Asset tokenization in the Gulf is moving decisively from theory to execution, with the UAE emerging as a global proving ground for institutional scale blockchain applications. More than $280 million worth of certified polished diamonds have now been tokenized using infrastructure built on the Ripple ecosystem, marking one of the largest real world commodity tokenization initiatives to date.
The project relies on the XRP Ledger, commonly known as XRPL, to issue blockchain based representations of physical diamonds held in custody. Each token corresponds to a certified polished stone, linking onchain ownership with offchain asset verification and storage. The initiative is being carried out in the UAE, where regulatory clarity around digital assets has encouraged financial institutions and commodity firms to experiment with blockchain backed market infrastructure.
Ripple executives have described the development as a milestone for commodities moving onchain. By combining enterprise grade custody, compliance tooling, and asset provenance, the system is designed to support secure ownership transfers without undermining trust in the underlying physical assets.

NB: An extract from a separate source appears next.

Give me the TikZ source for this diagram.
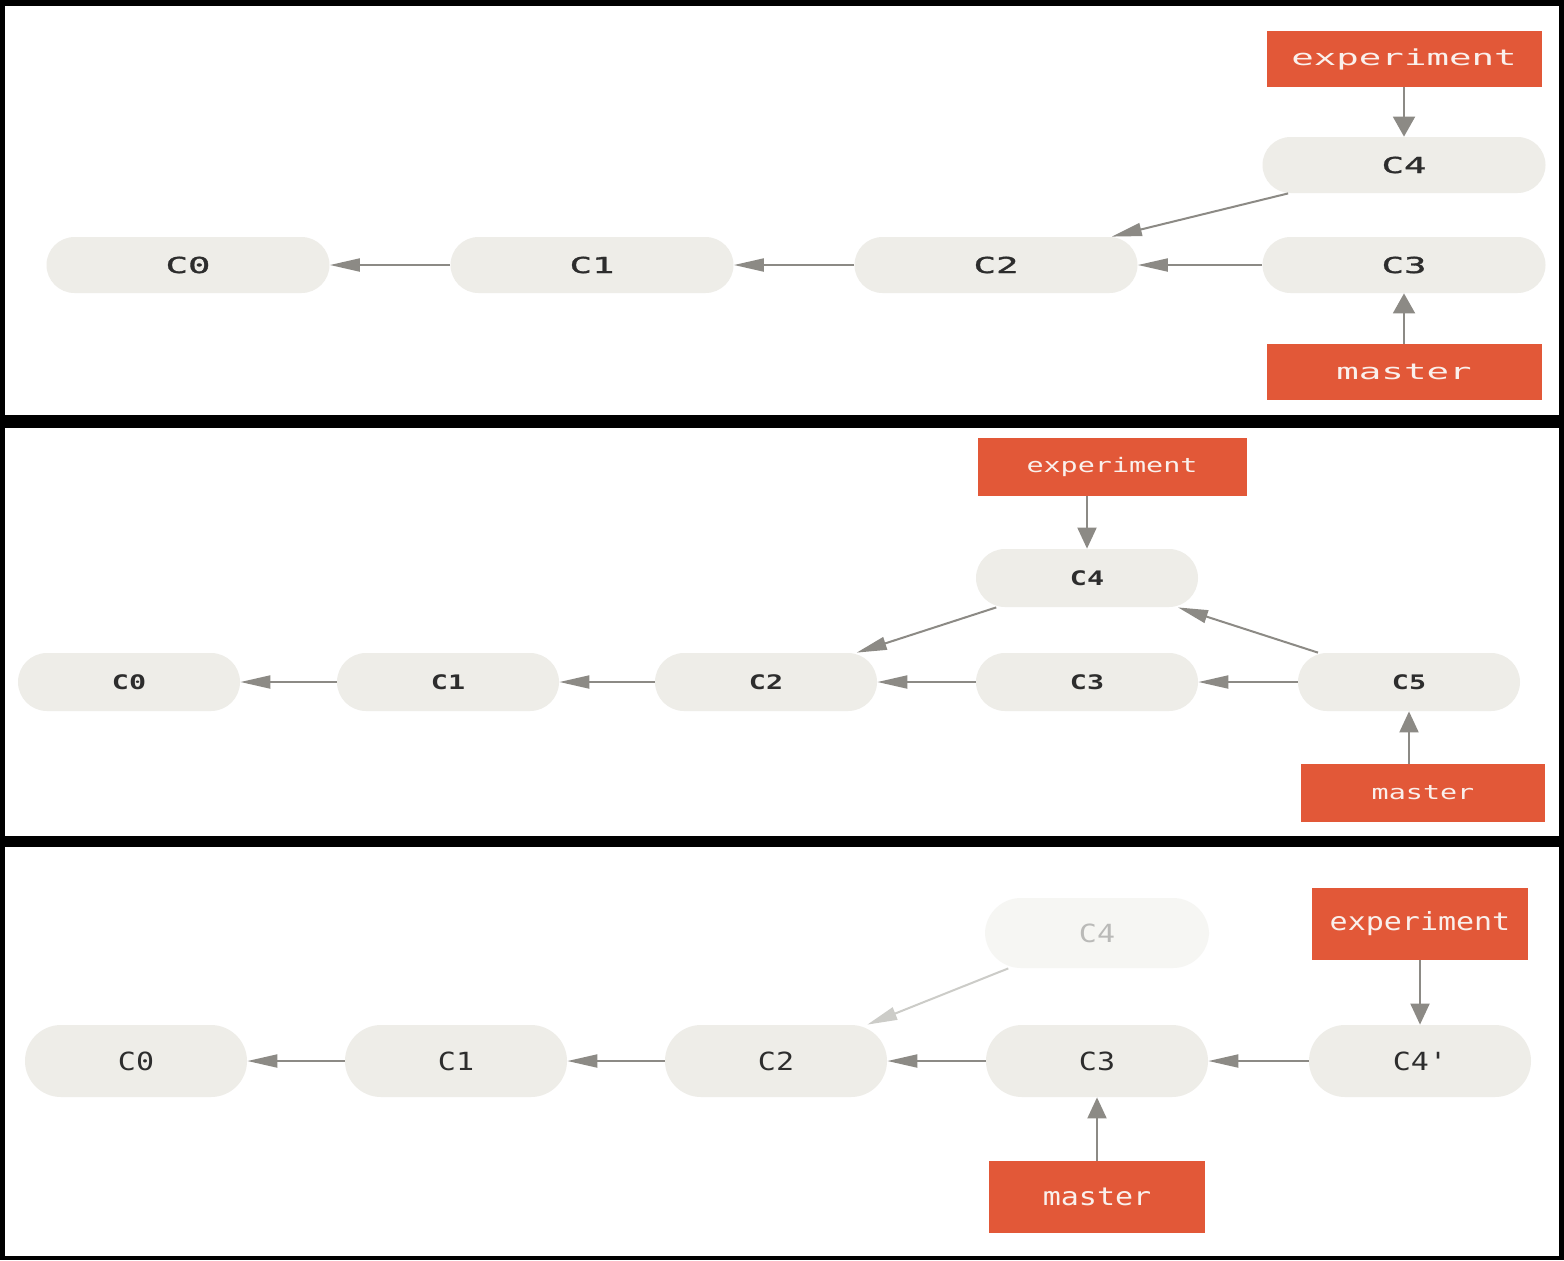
\documentclass[tikz,border=0pt]{standalone}
\usepackage{fontspec}
\usepackage{xcolor}
\usetikzlibrary{arrows.meta}
\definecolor{cfill}{RGB}{238,237,232}
\definecolor{cfill0}{RGB}{246,246,243}
\definecolor{tgrey}{RGB}{45,45,45}
\definecolor{tgrey0}{RGB}{186,186,184}
\definecolor{bred}{RGB}{226,88,56}
\definecolor{bwhite}{RGB}{250,240,236}
\definecolor{lgrey}{RGB}{140,138,133}
\definecolor{lgrey0}{RGB}{204,204,200}
\newfontfamily\gitA[FakeStretch=1.7,BoldFont={DejaVu Sans Mono},BoldFeatures={FakeBold=1.5}]{DejaVu Sans Mono}
\newfontfamily\gitB[FakeStretch=1.42]{DejaVu Sans Mono}
\newfontfamily\gitC[FakeStretch=1.2]{DejaVu Sans Mono}
\tikzset{
  commit/.style={fill=cfill,text=tgrey,inner sep=0pt},
  oldcommit/.style={commit,fill=cfill0,text=tgrey0},
  branch/.style={fill=bred,text=bwhite,inner sep=0pt},
  link/.style={draw=lgrey,line width=1pt},
  hlink/.style={link,-{Triangle[length=15pt,width=6.5pt]}},
  vlink/.style={link,-{Triangle[length=10.5pt,width=9.5pt]}}
}
\newcommand{\pill}[3]{\node[commit] (#1) at (#2) {#3};}
\newcommand{\brbox}[3]{\node[branch] (#1) at (#2) {#3};}

\begin{document}
\begin{tikzpicture}[x=0.5pt,y=-0.5pt]
  \useasboundingbox (0,0) rectangle (1564,1260);
  \fill[black] (0,0) rectangle (1564,1260);
  \fill[white] (5,6) rectangle (1559,415);
  \fill[white] (5,428) rectangle (1559,836);
  \fill[white] (5,847) rectangle (1559,1256);

  \begin{scope}[commit/.append style={minimum width=141.5pt,minimum height=28pt,rounded corners=14pt,
      font=\gitA\bfseries\fontsize{11}{13}\selectfont},
    branch/.append style={minimum width=137.5pt,minimum height=28pt,
      font=\gitA\fontsize{11}{13}\selectfont},
    vlink/.append style={-{Triangle[length=10pt,width=11pt]}}]
    \pill{a0}{188,265}{C0}
    \pill{a1}{592,265}{C1}
    \pill{a2}{996,265}{C2}
    \pill{a3}{1404,265}{C3}
    \pill{a4}{1404,165}{C4}
    \brbox{ea}{1404,59}{experiment}
    \brbox{ma}{1404,372}{master}
    \draw[hlink] (a1) -- (a0);
    \draw[hlink] (a2) -- (a1);
    \draw[hlink] (a3) -- (a2);
    \draw[hlink] (a4) -- (a2);
    \draw[vlink] (ea) -- (a4);
    \draw[vlink] (ma) -- (a3);
  \end{scope}

  \begin{scope}[commit/.append style={minimum width=111pt,minimum height=29pt,rounded corners=14.5pt,
      font=\gitB\bfseries\fontsize{10}{12}\selectfont},
    branch/.append style={minimum height=29pt,font=\gitB\fontsize{10}{12}\selectfont}]
    \pill{b0}{129,682}{C0}
    \pill{b1}{448,682}{C1}
    \pill{b2}{766,682}{C2}
    \pill{b3}{1087,682}{C3}
    \pill{b4}{1087,578}{C4}
    \pill{b5}{1409,682}{C5}
    \node[branch,minimum width=134.5pt] (eb) at (1112,467) {experiment};
    \node[branch,minimum width=122pt] (mb) at (1423,793) {master};
    \draw[hlink] (b1) -- (b0);
    \draw[hlink] (b2) -- (b1);
    \draw[hlink] (b3) -- (b2);
    \draw[hlink] (b4) -- (b2);
    \draw[hlink] (b5) -- (b3);
    \draw[hlink] (b5) -- (b4);
    \draw[vlink] (b4 |- eb.south) -- (b4);
    \draw[vlink] (b5 |- mb.north) -- (b5);
  \end{scope}

  \begin{scope}[commit/.append style={minimum width=111pt,minimum height=36pt,rounded corners=18pt,
      font=\gitC\fontsize{12.5}{14}\selectfont},
    branch/.append style={minimum width=108pt,minimum height=36pt,
      font=\gitC\fontsize{12.5}{14}\selectfont}]
    \pill{c0}{136,1061}{C0}
    \pill{c1}{456,1061}{C1}
    \pill{c2}{776,1061}{C2}
    \pill{c3}{1097,1061}{C3}
    \node[oldcommit,minimum width=112pt,minimum height=35pt] (c4) at (1097,933) {C4};
    \pill{c4p}{1420,1061}{C4'}
    \brbox{ec}{1420,924}{experiment}
    \brbox{mc}{1097,1197}{master}
    \draw[hlink] (c1) -- (c0);
    \draw[hlink] (c2) -- (c1);
    \draw[hlink] (c3) -- (c2);
    \draw[hlink,draw=lgrey0] (c4) -- (c2);
    \draw[hlink] (c4p) -- (c3);
    \draw[vlink] (ec) -- (c4p);
    \draw[vlink] (mc) -- (c3);
  \end{scope}
\end{tikzpicture}
\end{document}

The focus is not on retail speculation, but on building infrastructure capable of meeting institutional requirements for transparency, auditability, and risk management.

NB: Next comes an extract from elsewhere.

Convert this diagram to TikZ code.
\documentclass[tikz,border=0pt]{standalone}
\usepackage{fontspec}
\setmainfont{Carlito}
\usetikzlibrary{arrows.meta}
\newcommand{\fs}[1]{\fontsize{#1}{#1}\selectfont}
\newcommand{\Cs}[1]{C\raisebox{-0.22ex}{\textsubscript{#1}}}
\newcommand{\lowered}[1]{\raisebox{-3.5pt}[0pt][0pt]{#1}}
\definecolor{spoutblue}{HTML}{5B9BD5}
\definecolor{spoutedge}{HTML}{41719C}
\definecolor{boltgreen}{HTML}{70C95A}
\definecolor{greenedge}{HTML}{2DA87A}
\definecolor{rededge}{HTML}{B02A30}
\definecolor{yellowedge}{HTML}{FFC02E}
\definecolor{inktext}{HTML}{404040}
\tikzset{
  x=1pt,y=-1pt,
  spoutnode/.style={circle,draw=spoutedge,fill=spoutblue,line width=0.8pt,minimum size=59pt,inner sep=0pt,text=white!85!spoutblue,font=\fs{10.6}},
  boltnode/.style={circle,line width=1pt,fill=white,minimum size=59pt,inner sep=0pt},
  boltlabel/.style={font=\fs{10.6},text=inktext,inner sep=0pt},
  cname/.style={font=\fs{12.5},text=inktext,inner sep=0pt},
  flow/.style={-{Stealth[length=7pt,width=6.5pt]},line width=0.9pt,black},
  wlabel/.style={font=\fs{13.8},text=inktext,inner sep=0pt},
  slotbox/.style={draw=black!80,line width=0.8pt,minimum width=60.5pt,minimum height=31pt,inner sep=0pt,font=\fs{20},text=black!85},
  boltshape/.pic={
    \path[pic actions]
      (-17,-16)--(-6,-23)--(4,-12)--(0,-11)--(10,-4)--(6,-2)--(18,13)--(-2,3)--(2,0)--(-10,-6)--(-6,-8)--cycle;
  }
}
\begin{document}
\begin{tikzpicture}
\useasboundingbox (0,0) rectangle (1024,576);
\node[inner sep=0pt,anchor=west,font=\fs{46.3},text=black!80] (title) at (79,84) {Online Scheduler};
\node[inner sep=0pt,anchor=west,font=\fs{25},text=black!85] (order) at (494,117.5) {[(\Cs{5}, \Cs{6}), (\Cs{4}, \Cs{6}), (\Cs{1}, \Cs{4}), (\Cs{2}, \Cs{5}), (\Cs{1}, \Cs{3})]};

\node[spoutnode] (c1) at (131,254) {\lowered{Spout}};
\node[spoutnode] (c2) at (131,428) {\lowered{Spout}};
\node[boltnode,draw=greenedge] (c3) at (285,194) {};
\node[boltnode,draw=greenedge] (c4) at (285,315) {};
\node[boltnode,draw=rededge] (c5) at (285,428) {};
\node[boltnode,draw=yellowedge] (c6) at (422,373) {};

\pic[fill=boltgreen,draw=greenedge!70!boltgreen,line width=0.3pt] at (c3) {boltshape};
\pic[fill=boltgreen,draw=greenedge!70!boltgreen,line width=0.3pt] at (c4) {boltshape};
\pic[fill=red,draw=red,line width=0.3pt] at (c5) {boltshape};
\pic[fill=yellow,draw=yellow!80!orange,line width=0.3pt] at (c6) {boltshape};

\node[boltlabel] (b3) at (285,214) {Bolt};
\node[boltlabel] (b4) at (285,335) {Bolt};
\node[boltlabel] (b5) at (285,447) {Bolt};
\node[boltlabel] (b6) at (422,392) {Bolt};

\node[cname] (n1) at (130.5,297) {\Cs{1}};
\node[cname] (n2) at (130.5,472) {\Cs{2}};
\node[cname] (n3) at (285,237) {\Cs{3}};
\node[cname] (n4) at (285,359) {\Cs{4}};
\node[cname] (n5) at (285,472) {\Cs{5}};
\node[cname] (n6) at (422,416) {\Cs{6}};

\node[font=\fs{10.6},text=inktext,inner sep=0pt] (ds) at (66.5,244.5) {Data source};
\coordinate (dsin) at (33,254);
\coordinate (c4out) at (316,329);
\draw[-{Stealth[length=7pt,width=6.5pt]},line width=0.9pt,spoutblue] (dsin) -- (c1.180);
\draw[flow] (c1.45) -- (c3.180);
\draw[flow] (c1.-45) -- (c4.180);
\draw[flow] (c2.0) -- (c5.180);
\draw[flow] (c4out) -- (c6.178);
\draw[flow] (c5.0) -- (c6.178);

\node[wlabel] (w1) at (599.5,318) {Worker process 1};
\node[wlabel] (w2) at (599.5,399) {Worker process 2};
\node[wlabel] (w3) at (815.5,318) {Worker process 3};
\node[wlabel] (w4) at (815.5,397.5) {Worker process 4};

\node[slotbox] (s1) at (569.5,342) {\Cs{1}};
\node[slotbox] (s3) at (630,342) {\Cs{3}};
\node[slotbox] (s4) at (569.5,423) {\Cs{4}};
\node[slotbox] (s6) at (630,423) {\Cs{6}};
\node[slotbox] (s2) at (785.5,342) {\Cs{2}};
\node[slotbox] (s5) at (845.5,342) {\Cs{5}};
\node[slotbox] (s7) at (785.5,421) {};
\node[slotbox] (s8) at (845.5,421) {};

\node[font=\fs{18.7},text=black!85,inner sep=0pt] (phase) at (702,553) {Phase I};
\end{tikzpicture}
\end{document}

Diamonds have long been considered a challenging asset class due to opacity in pricing, difficulties in verification, and limited liquidity outside specialist markets. Tokenization addresses many of these frictions by creating standardized digital representations that can be transferred efficiently while preserving a clear link to certified physical goods. In practice, this can lower operational costs, speed up settlement, and broaden access to a traditionally closed market segment.
The diamond initiative also reflects a broader regional trend. A recent analysis by Kearney, produced in collaboration with Ctrl Alt, estimates that tokenization could unlock nearly $500 billion in value across the Gulf Cooperation Council by 2030. The report highlights commodities, real estate, private markets, and funds as key sectors where blockchain based infrastructure is already gaining traction.
Onchain real world assets globally have expanded rapidly over the past three years, growing from just over $1 billion in early 2023 to close to $20 billion by early 2026. Within that growth, the UAE stands out as an execution leader. Its segmented regulatory framework allows different digital asset activities to be governed with tailored rules, creating space for live, regulated use cases rather than sandbox only experiments.
Analysts involved in the regional study argue that sustainable scale depends on coordination across issuance, custody, settlement, and secondary trading. Tokenization alone does not solve market fragmentation, but when combined with regulatory clarity and institutional collaboration, it can materially improve market efficiency.
The $280 million diamond tokenization effort signals that commodity markets may be among the next major beneficiaries of blockchain infrastructure. As projects like this mature, they point toward a future where high value physical assets are increasingly integrated into digital capital markets without sacrificing compliance or investor protections.